Status: Ghost Town
Current Population: None
Peak Population: ~5,000
Primary Mineral: Gold
Aurora was established in the fall of 1860 shortly after rich gold deposits were discovered nearby. The town reached its peak during the summer of 1863 when over 5,000 residents lived among an estimated 1,000 buildings made of wood and locally manufactured brick. Aurora was once famous because both California and Nevada claimed jurisdiction over the town. California relinquished its claim when a federally sponsored boundary line survey reached Aurora in September 1863 and determined that the town was officially three miles inside Nevada.
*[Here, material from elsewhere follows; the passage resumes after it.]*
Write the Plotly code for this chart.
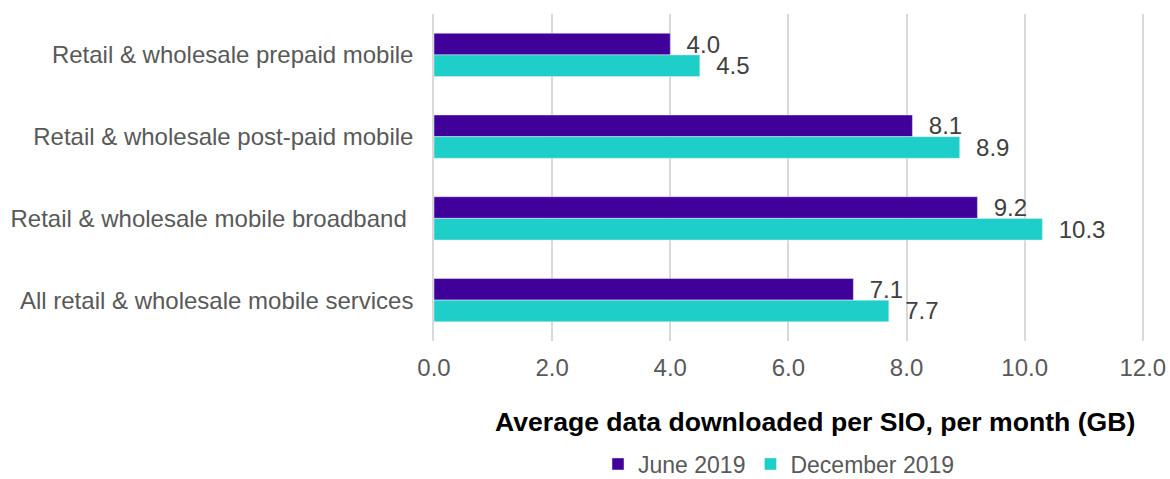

Samuel Clemens (Mark Twain) was a resident of Aurora for a time and wrote about the experience as part of his book "Roughing It".
The ore deposits of this district proved to be shallow and Aurora saw dramatic decline after the Civil War period. By the 1870's there were only a few hundred residents left. The Sanborn fire insurance map states a population of just 180 in November of 1890. The town saw a brief upturn in mining activity during World War I but by 1919 the post office had been closed and Aurora became a ghost town. The last brick building in Aurora was destroyed sometime around 1960. Today the cemetery is all that remains other than a few scattered mining structures.
A few interesting notes from the Sanborn map related to the fire response preparedness of the town in 1890:
No steam & no hand engines. No hose carts. Water facilities: not good.
Domestic water supplied from private wells. Two public cist's or wells. No hose cart or hose. Frame buildings are old & in poor condition.